*Work instructions*. Starting at the top of the entries below, write out each line up to and including the one containing "</body></html>". Leave the pictures out.

*Information shown*.
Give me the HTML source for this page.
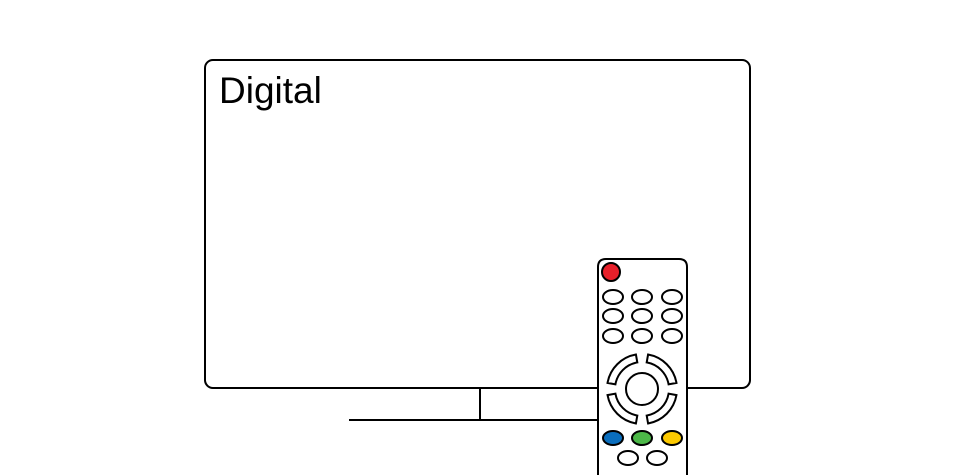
<!DOCTYPE html>
<html><head><style>
html,body{margin:0;padding:0;background:#fff;}
svg{display:block;}
</style></head><body>
<svg width="960" height="475" viewBox="0 0 960 475" xmlns="http://www.w3.org/2000/svg">
<g fill="none" stroke="#000" stroke-width="2">
<rect x="205" y="60" width="545" height="328" rx="8"/>
<line x1="480" y1="388" x2="480" y2="420"/>
<line x1="349" y1="420" x2="600" y2="420"/>
</g>
<text x="219" y="103" font-family="'Liberation Sans',sans-serif" font-size="37" fill="#000">Digital</text>
<g stroke="#000" stroke-width="2">
<path d="M598,485 L598,267 Q598,259 606,259 L679,259 Q687,259 687,267 L687,485 Z" fill="#fff"/>
<circle cx="611" cy="272" r="9" fill="#e8202a"/>
<g fill="#fff">
<ellipse cx="613" cy="297" rx="10" ry="7"/><ellipse cx="642" cy="297" rx="10" ry="7"/><ellipse cx="672" cy="297" rx="10" ry="7"/>
<ellipse cx="613" cy="316" rx="10" ry="7"/><ellipse cx="642" cy="316" rx="10" ry="7"/><ellipse cx="672" cy="316" rx="10" ry="7"/>
<ellipse cx="613" cy="336" rx="10" ry="7"/><ellipse cx="642" cy="336" rx="10" ry="7"/><ellipse cx="672" cy="336" rx="10" ry="7"/>
<circle cx="642" cy="389" r="16"/>
<path d="M648.08,354.53 A35,35 0 0 1 676.47,382.92 L668.59,384.31 A27,27 0 0 0 646.69,362.41 Z"/>
<path transform="rotate(90 642 389)" d="M648.08,354.53 A35,35 0 0 1 676.47,382.92 L668.59,384.31 A27,27 0 0 0 646.69,362.41 Z"/>
<path transform="rotate(180 642 389)" d="M648.08,354.53 A35,35 0 0 1 676.47,382.92 L668.59,384.31 A27,27 0 0 0 646.69,362.41 Z"/>
<path transform="rotate(270 642 389)" d="M648.08,354.53 A35,35 0 0 1 676.47,382.92 L668.59,384.31 A27,27 0 0 0 646.69,362.41 Z"/>
<ellipse cx="628" cy="458" rx="10" ry="7"/><ellipse cx="657" cy="458" rx="10" ry="7"/>
</g>
<ellipse cx="613" cy="438" rx="10" ry="7" fill="#0a6ebd"/>
<ellipse cx="642" cy="438" rx="10" ry="7" fill="#4cb848"/>
<ellipse cx="672" cy="438" rx="10" ry="7" fill="#fcc900"/>
</g>
</svg>
</body></html>
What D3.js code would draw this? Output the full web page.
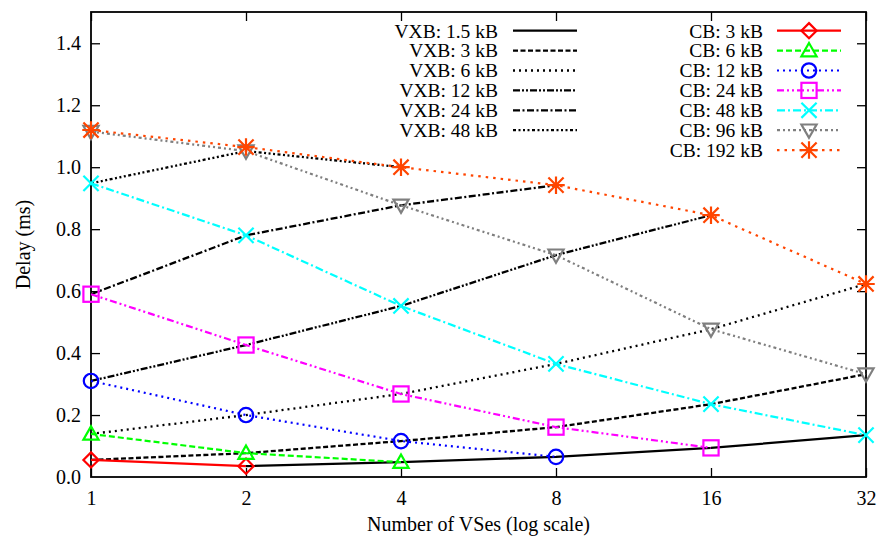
<!DOCTYPE html>
<html>
<head>
<meta charset="utf-8">
<script src="https://cdn.jsdelivr.net/npm/d3@7"></script>
<style>
  html, body { margin: 0; padding: 0; background: #fff; }
  svg { display: block; }
  text { font-family: "Liberation Serif", "Times New Roman", serif; fill: #000; }
</style>
</head>
<body>
<svg id="chart" width="879" height="540"></svg>
<script>
// Number of VSes (x axis, log2)
const vses = [1, 2, 4, 8, 16, 32];
const xTickValues = [1, 2, 4, 8, 16, 32];
const yTickValues = [0, 0.2, 0.4, 0.6, 0.8, 1.0, 1.2, 1.4];

// VXB delay (ms) per VS count; null = not measured
const vxbNames = ["VXB: 1.5 kB", "VXB: 3 kB", "VXB: 6 kB", "VXB: 12 kB", "VXB: 24 kB", "VXB: 48 kB"];
const vxb1_5 = [null, 0.035, 0.048, 0.065, 0.094, 0.135];
const vxb3   = [0.055, 0.077, 0.116, 0.161, 0.235, 0.332];
const vxb6   = [0.139, 0.200, 0.268, 0.365, 0.477, 0.623];
const vxb12  = [0.310, 0.426, 0.552, 0.716, 0.845, null];
const vxb24  = [0.590, 0.780, 0.877, 0.942, null, null];
const vxb48  = [0.948, 1.052, 1.000, null, null, null];

// CB delay (ms) per VS count
const cbNames = ["CB: 3 kB", "CB: 6 kB", "CB: 12 kB", "CB: 24 kB", "CB: 48 kB", "CB: 96 kB", "CB: 192 kB"];
const cb3   = [0.055, 0.035, null, null, null, null];
const cb6   = [0.139, 0.077, 0.048, null, null, null];
const cb12  = [0.310, 0.200, 0.116, 0.065, null, null];
const cb24  = [0.590, 0.426, 0.268, 0.161, 0.094, null];
const cb48  = [0.948, 0.780, 0.552, 0.365, 0.235, 0.135];
const cb96  = [1.115, 1.052, 0.877, 0.716, 0.477, 0.332];
const cb192 = [1.120, 1.065, 1.000, 0.942, 0.845, 0.623];

const vxbValues = [vxb1_5, vxb3, vxb6, vxb12, vxb24, vxb48];
const cbValues = [cb3, cb6, cb12, cb24, cb48, cb96, cb192];

// Line styles
const vxbDash = [null, "5,2.5", "2,4", "7,2,2,2,2,2", "7,2.5,2,2.5", "3,2.5,2,2.5,2,2.5,2,2.5"];
const cbColor = ["#ff0000", "#00ff00", "#0000ff", "#ff00ff", "#00ffff", "#7f7f7f", "#ff4500"];
const cbDash  = [null, "6,3", "2,4", "7,3,2,3,2,3", "8,3,2,3", "3,3,2,3,2,3", "2.5,5"];
const cbMarker = ["diamond", "triangle", "circle", "square", "cross", "triangleDown", "asterisk"];

const margin = { left: 91, right: 13, top: 12, bottom: 63 };
const W = 879, H = 540;
const svg = d3.select("#chart");

const x = d3.scaleLog().base(2).domain([1, 32]).range([margin.left, W - margin.right]);
const y = d3.scaleLinear().domain([0, 1.5]).range([H - margin.bottom, margin.top + 0.3]);

const x0 = x.range()[0], x1 = x.range()[1];
const y0 = y.range()[0], y1 = y.range()[1] - 0.3;
const FS = 19.5;
const FS_AX = 20;
const tickLen = 9;

// Axes (ticks inward, mirrored on opposite sides)
const gx = svg.append("g").attr("transform", `translate(0,${y0})`)
  .call(d3.axisBottom(x).tickValues(xTickValues).tickFormat(d3.format("d")).tickSize(-tickLen).tickPadding(14));
const gxTop = svg.append("g").attr("transform", `translate(0,${y1})`)
  .call(d3.axisTop(x).tickValues(xTickValues).tickFormat("").tickSize(-tickLen));
const gy = svg.append("g").attr("transform", `translate(${x0},0)`)
  .call(d3.axisLeft(y).tickValues(yTickValues).tickFormat(d3.format(".1f")).tickSize(-tickLen).tickPadding(10));
const gyRight = svg.append("g").attr("transform", `translate(${x1},0)`)
  .call(d3.axisRight(y).tickValues(yTickValues).tickFormat("").tickSize(-tickLen));

[gx, gxTop, gy, gyRight].forEach(g => {
  g.select(".domain").remove();
  g.selectAll(".tick line").attr("stroke", "#000").attr("stroke-width", 1.3);
  g.selectAll(".tick text").attr("font-size", FS_AX).attr("font-family", "Liberation Serif").attr("fill", "#000");
});
gx.selectAll(".tick text").attr("dy", "0.71em");
// drop tick marks at the frame corners
gy.selectAll(".tick").filter(d => d === 0).select("line").remove();
gyRight.selectAll(".tick").filter(d => d === 0).select("line").remove();

// Frame
svg.append("rect")
  .attr("x", x0).attr("y", y1).attr("width", x1 - x0).attr("height", y0 - y1)
  .attr("fill", "none").attr("stroke", "#000").attr("stroke-width", 1.8);

// Axis titles
svg.append("text")
  .attr("transform", `translate(23,${(y0 + y1) / 2}) rotate(-90)`)
  .attr("text-anchor", "middle").attr("dy", "0.35em")
  .attr("font-size", FS_AX).text("Delay (ms)");
svg.append("text")
  .attr("x", (x0 + x1) / 2).attr("y", 524)
  .attr("text-anchor", "middle").attr("dy", "0.35em")
  .attr("font-size", FS_AX).text("Number of VSes (log scale)");

const line = d3.line()
  .defined(d => d.v !== null)
  .x(d => x(d.n))
  .y(d => y(d.v));

const toPoints = arr => arr.map((v, i) => ({ n: vses[i], v }));

// Marker shapes
function drawMarker(g, type, cx, cy, color) {
  const s = 7.6;
  const st = { fill: "none", stroke: color, "stroke-width": 2.2 };
  let el;
  switch (type) {
    case "diamond":
      el = g.append("path").attr("d", `M${cx},${cy - s}L${cx + s},${cy}L${cx},${cy + s}L${cx - s},${cy}Z`);
      break;
    case "triangle":
      el = g.append("path").attr("d", `M${cx},${cy - s}L${cx + s},${cy + s * 0.75}L${cx - s},${cy + s * 0.75}Z`);
      break;
    case "triangleDown":
      el = g.append("path").attr("d", `M${cx},${cy + s}L${cx + s},${cy - s * 0.75}L${cx - s},${cy - s * 0.75}Z`);
      break;
    case "circle":
      el = g.append("circle").attr("cx", cx).attr("cy", cy).attr("r", s * 0.95);
      break;
    case "square":
      el = g.append("rect").attr("x", cx - s).attr("y", cy - s).attr("width", 2 * s).attr("height", 2 * s);
      break;
    case "cross":
      el = g.append("path").attr("d", `M${cx - s},${cy - s}L${cx + s},${cy + s}M${cx - s},${cy + s}L${cx + s},${cy - s}`);
      break;
    case "asterisk":
      el = g.append("path").attr("d",
        `M${cx - s},${cy - s}L${cx + s},${cy + s}M${cx - s},${cy + s}L${cx + s},${cy - s}` +
        `M${cx},${cy - s * 1.15}L${cx},${cy + s * 1.15}M${cx - s * 1.15},${cy}L${cx + s * 1.15},${cy}`);
      break;
  }
  Object.entries(st).forEach(([k, v]) => el.attr(k, v));
}

const plot = svg.append("g");

// VXB curves (black, no markers)
vxbValues.forEach((vals, i) => {
  const p = plot.append("path")
    .datum(toPoints(vals))
    .attr("d", line)
    .attr("fill", "none").attr("stroke", "#000").attr("stroke-width", 2.3);
  if (vxbDash[i]) p.attr("stroke-dasharray", vxbDash[i]);
});

// CB curves (colored, with markers)
cbValues.forEach((vals, i) => {
  const g = plot.append("g");
  const p = g.append("path")
    .datum(toPoints(vals))
    .attr("d", line)
    .attr("fill", "none").attr("stroke", cbColor[i]).attr("stroke-width", 2.2);
  if (cbDash[i]) p.attr("stroke-dasharray", cbDash[i]);
  toPoints(vals).filter(d => d.v !== null).forEach(d => drawMarker(g, cbMarker[i], x(d.n), y(d.v), cbColor[i]));
});

// Legends
const rowH = 19.9, legTop = 30.7;
const legL = svg.append("g");
vxbNames.forEach((name, i) => {
  const ry = legTop + i * rowH;
  legL.append("text").attr("x", 498).attr("y", ry).attr("dy", "0.35em")
    .attr("text-anchor", "end").attr("font-size", FS).text(name);
  const l = legL.append("line").attr("x1", 513).attr("x2", 577).attr("y1", ry).attr("y2", ry)
    .attr("stroke", "#000").attr("stroke-width", 2.3);
  if (vxbDash[i]) l.attr("stroke-dasharray", vxbDash[i]);
});
const legR = svg.append("g");
cbNames.forEach((name, i) => {
  const ry = legTop + i * rowH;
  legR.append("text").attr("x", 763).attr("y", ry).attr("dy", "0.35em")
    .attr("text-anchor", "end").attr("font-size", FS).text(name);
  const l = legR.append("line").attr("x1", 777).attr("x2", 841).attr("y1", ry).attr("y2", ry)
    .attr("stroke", cbColor[i]).attr("stroke-width", 2.2);
  if (cbDash[i]) l.attr("stroke-dasharray", cbDash[i]);
  drawMarker(legR, cbMarker[i], 809, ry, cbColor[i]);
});
</script>
</body>
</html>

*Solution to this task*.
Give me the HTML source for this page.
<!DOCTYPE html>
<html><head><style>
html,body{margin:0;padding:0;background:#fff;}
svg{display:block;}
</style></head><body>
<svg width="960" height="475" viewBox="0 0 960 475" xmlns="http://www.w3.org/2000/svg">
<g fill="none" stroke="#000" stroke-width="2">
<rect x="205" y="60" width="545" height="328" rx="8"/>
<line x1="480" y1="388" x2="480" y2="420"/>
<line x1="349" y1="420" x2="600" y2="420"/>
</g>
<text x="219" y="103" font-family="'Liberation Sans',sans-serif" font-size="37" fill="#000">Digital</text>
<g stroke="#000" stroke-width="2">
<path d="M598,485 L598,267 Q598,259 606,259 L679,259 Q687,259 687,267 L687,485 Z" fill="#fff"/>
<circle cx="611" cy="272" r="9" fill="#e8202a"/>
<g fill="#fff">
<ellipse cx="613" cy="297" rx="10" ry="7"/><ellipse cx="642" cy="297" rx="10" ry="7"/><ellipse cx="672" cy="297" rx="10" ry="7"/>
<ellipse cx="613" cy="316" rx="10" ry="7"/><ellipse cx="642" cy="316" rx="10" ry="7"/><ellipse cx="672" cy="316" rx="10" ry="7"/>
<ellipse cx="613" cy="336" rx="10" ry="7"/><ellipse cx="642" cy="336" rx="10" ry="7"/><ellipse cx="672" cy="336" rx="10" ry="7"/>
<circle cx="642" cy="389" r="16"/>
<path d="M648.08,354.53 A35,35 0 0 1 676.47,382.92 L668.59,384.31 A27,27 0 0 0 646.69,362.41 Z"/>
<path transform="rotate(90 642 389)" d="M648.08,354.53 A35,35 0 0 1 676.47,382.92 L668.59,384.31 A27,27 0 0 0 646.69,362.41 Z"/>
<path transform="rotate(180 642 389)" d="M648.08,354.53 A35,35 0 0 1 676.47,382.92 L668.59,384.31 A27,27 0 0 0 646.69,362.41 Z"/>
<path transform="rotate(270 642 389)" d="M648.08,354.53 A35,35 0 0 1 676.47,382.92 L668.59,384.31 A27,27 0 0 0 646.69,362.41 Z"/>
<ellipse cx="628" cy="458" rx="10" ry="7"/><ellipse cx="657" cy="458" rx="10" ry="7"/>
</g>
<ellipse cx="613" cy="438" rx="10" ry="7" fill="#0a6ebd"/>
<ellipse cx="642" cy="438" rx="10" ry="7" fill="#4cb848"/>
<ellipse cx="672" cy="438" rx="10" ry="7" fill="#fcc900"/>
</g>
</svg>
</body></html>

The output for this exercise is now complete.